Österreich ist Mitglied bei Greco und hat das Strafrechtsübereinkommen über Korruption ratifiziert, dessen Einhaltung von der Organisation überwacht wird.

Parlament soll Kodex "ernsthaft angehen"

Seit 2017 habe sich bei den Richtlinien für Parlamentarier in Österreich nichts getan, kritisiert Greco, die den "anhaltenden Mangel an Fortschritt" in der Angelegenheit bedaure. Schon nach den Nationalratswahlen 2019 habe die Organisation das österreichische Parlament angehalten, die Umsetzung der Empfehlungen "ernsthaft anzugehen".

Ein Verhaltenskodex für Parlamentarier ist seit Jahren im Gespräch, im Jänner hat ihn die Präsidiale unter Berufung auf die Greco-Empfehlungen beschlossen – der Text wurde auf der Parlamentswebsite Mitte Februar veröffentlicht. Ein Entwurf, über den DER STANDARD im Vorjahr berichtet hat, entsprach allerdings auch eher einer Sammlung bereits gültiger Gesetze.

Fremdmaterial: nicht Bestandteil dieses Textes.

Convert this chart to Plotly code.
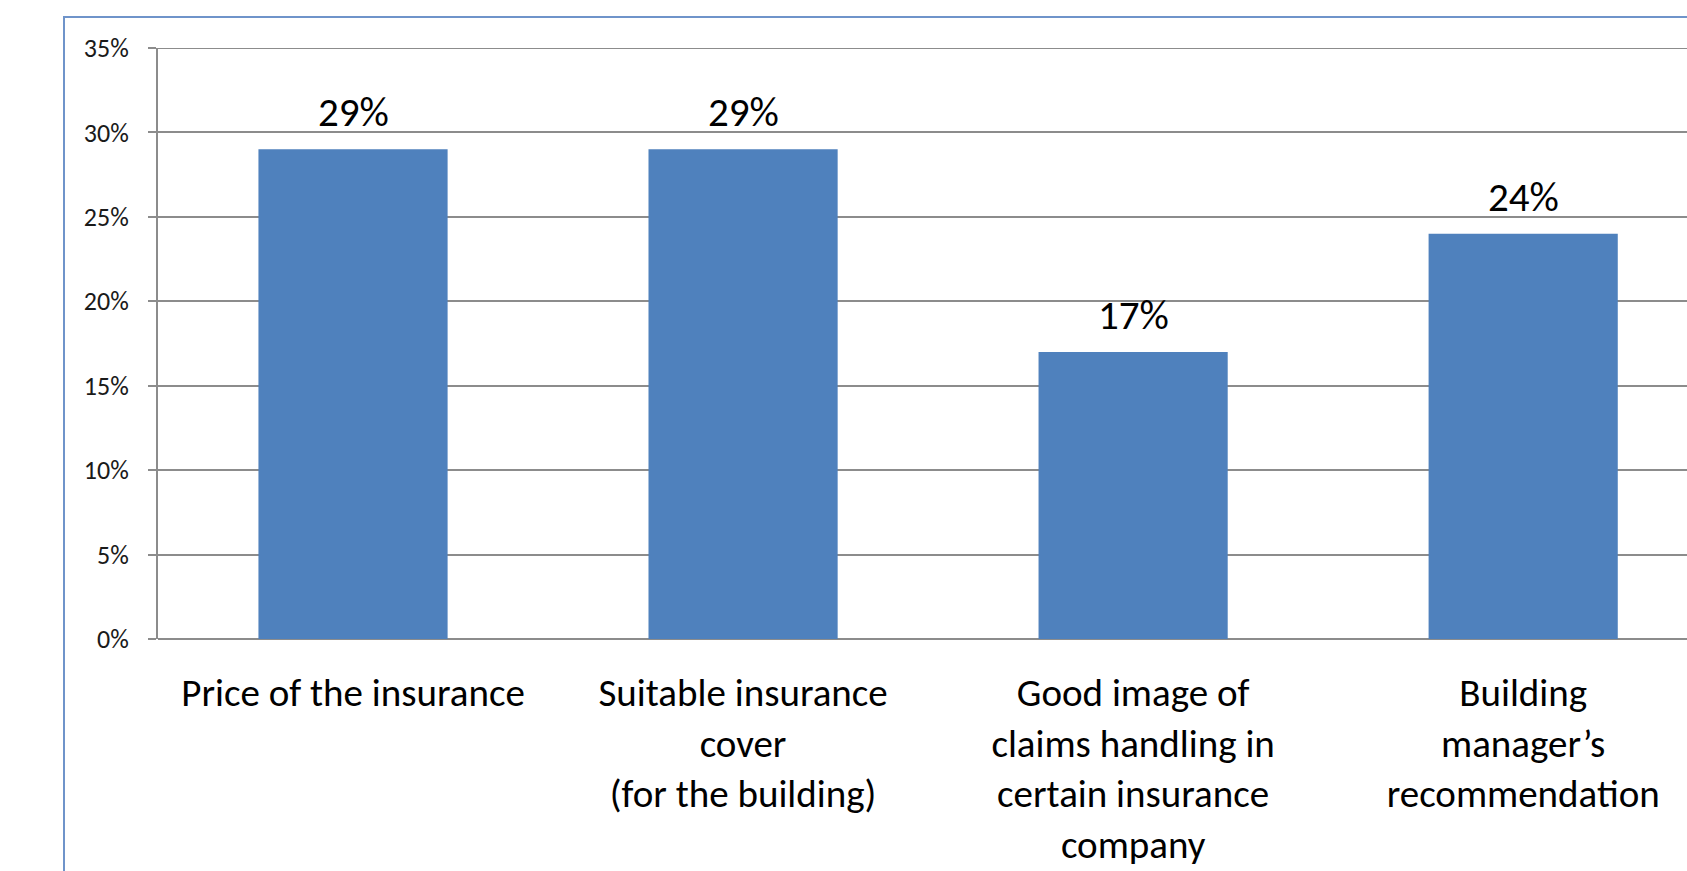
import plotly.graph_objects as go

# Survey results: factors behind the choice of building insurance
categories = [
    "Price of the insurance",
    "Suitable insurance<br>cover<br>(for the building)",
    "Good image of<br>claims handling in<br>certain insurance<br>company",
    "Building<br>manager’s<br>recommendation",
]
shares = [0.29, 0.29, 0.17, 0.24]
y_ticks = [0.0, 0.05, 0.10, 0.15, 0.20, 0.25, 0.30, 0.35]

BAR_BLUE = "#4F81BD"
GRID_GREY = "#8C8C8C"
FONT = "Calibri, Carlito, Lato, sans-serif"

W, H = 1687, 871
L, T, B = 158, 48, 232

fig = go.Figure()
fig.add_trace(go.Bar(
    x=list(range(len(categories))),
    y=shares,
    marker=dict(color=BAR_BLUE, line=dict(width=0)),
    hoverinfo="skip",
))

# value labels above each bar
for i, v in enumerate(shares):
    fig.add_annotation(
        x=i, y=v, text=f"{round(v * 100)}%",
        showarrow=False, yanchor="bottom", yshift=10,
        font=dict(family=FONT, size=41, color="#000000"),
    )

# top gridline at the upper end of the value axis
fig.add_hline(y=y_ticks[-1], line=dict(color=GRID_GREY, width=2), layer="below")

# outer chart frame (runs past the right and bottom edges)
plot_w = W - L
plot_h = H - T - B
fig.add_shape(
    type="rect", xref="paper", yref="paper",
    x0=(64 - L) / plot_w, x1=1.2,
    y0=-1.0, y1=(H - B - 17) / plot_h,
    line=dict(color="#6F94CA", width=2), fillcolor="rgba(0,0,0,0)",
    layer="below",
)

fig.update_layout(
    width=W, height=H,
    margin=dict(l=L, r=0, t=T, b=B, pad=0, autoexpand=False),
    paper_bgcolor="white", plot_bgcolor="white",
    showlegend=False,
    bargap=0.515,
    font=dict(family=FONT, color="#000000"),
)
fig.update_xaxes(
    tickmode="array",
    tickvals=list(range(len(categories))),
    ticktext=categories,
    range=[-0.5, 3.42],
    showgrid=False, zeroline=False,
    showline=False,
    ticks="",
    tickfont=dict(family=FONT, size=39, color="#000000"),
    ticklabelstandoff=27,
    automargin=False,
    fixedrange=True,
)
fig.update_yaxes(
    range=[0, 0.35],
    tickmode="array", tickvals=y_ticks,
    tickformat=".0%",
    showgrid=True, gridcolor=GRID_GREY, gridwidth=2,
    zeroline=True, zerolinecolor=GRID_GREY, zerolinewidth=2,
    showline=True, linecolor=GRID_GREY, linewidth=2,
    ticks="outside", ticklen=8, tickwidth=2, tickcolor=GRID_GREY,
    tickfont=dict(family=FONT, size=26, color="#1A1A1A"),
    ticklabelstandoff=14,
    automargin=False,
    fixedrange=True,
)

fig.write_html("out.html", config={"displayModeBar": False})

Das dürfte sich nicht wesentlich geändert haben: Im Kodex "werden die für MandatarInnen geltenden Regelungen zusammengefasst, etwa was Anwesenheitspflichten, Unvereinbarkeiten, Meldepflichten und Geschenkannahmen betrifft. Zudem werden in einem Leitbild wesentliche Grundsätze der Abgeordnetentätigkeit wie Unabhängigkeit, Integrität, Redlichkeit und Vorbildwirkung festgehalten", berichtet die Parlamentskorrespondenz.

Entwurf für Transparenzregeln liegt im Parlament

Ein Sprecher der Parlamentsdirektion wies darauf hin, dass jüngste Beschlussfassungen in dem Bericht noch nicht berücksichtigt wurden. "Offenbar gab es eine zeitliche Überschneidung", sagte der Sprecher zur APA. So sei etwa mittlerweile ein Verhaltenskodex für Abgeordnete vorgelegt worden und der Entwurf für die Transparenz- und Unvereinbarkeitsbestimmungen liege im Parlament.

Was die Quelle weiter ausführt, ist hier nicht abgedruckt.